I have always thought that "beware" is always followed by "of" + noun except when "beware that ......." is used. Now I know for sure that there's another variant, namely, beware + noun.

Below, I attach two examples of sentences with "beware".

  1. Beware salespeople who promise offers that seem too good to be true.
  2. You should beware of undercooked food when staying in hot countries.
Could you tell me when to use "beware of + noun" and when "beware + noun"?

Thank you for your king replies.
  • Renaissance man

    Senior Member
    There is no particular difference except that "beware of" is more common in modern English.
    I think beware without preposition is more common in short warnings, like "beware of dog", but I could be wrong about that.


    British English
    I think a simple rule of thumb would be just to use "of" in all circumstances.

    Your sentence 1 doesn't sound wrong to me, but it would sound just as natural, if not more so, as "Beware of salespeople…" Your sentence 2, on the other hand, would sound a little odd to me with the "of" removed.

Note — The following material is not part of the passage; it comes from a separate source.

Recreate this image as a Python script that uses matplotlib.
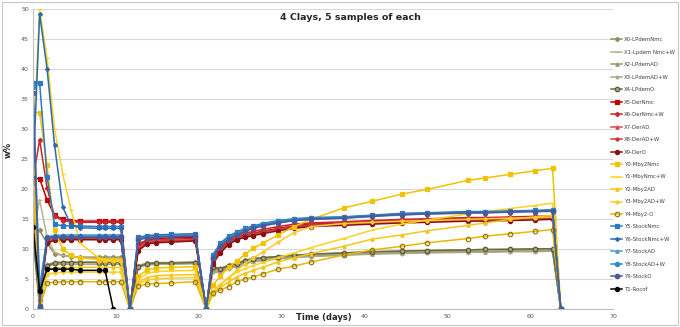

    So I think "beware of" is probably the safer and more flexible option in general.


    Senior Member
    I have read an article entitled "Beware the Dirty Sea", which is about pollution of the Mediterranean Sea. So I suppose it is at least acceptable to use beware without the preposition "of".


    Senior Member
    Hebrew-US English (bilingual)
    The use of beware + noun makes the sentence sound like a proverb or like common wisdom. In modern speech it is more of a rhetorical device that, sometimes humorously, adds weight to a statement.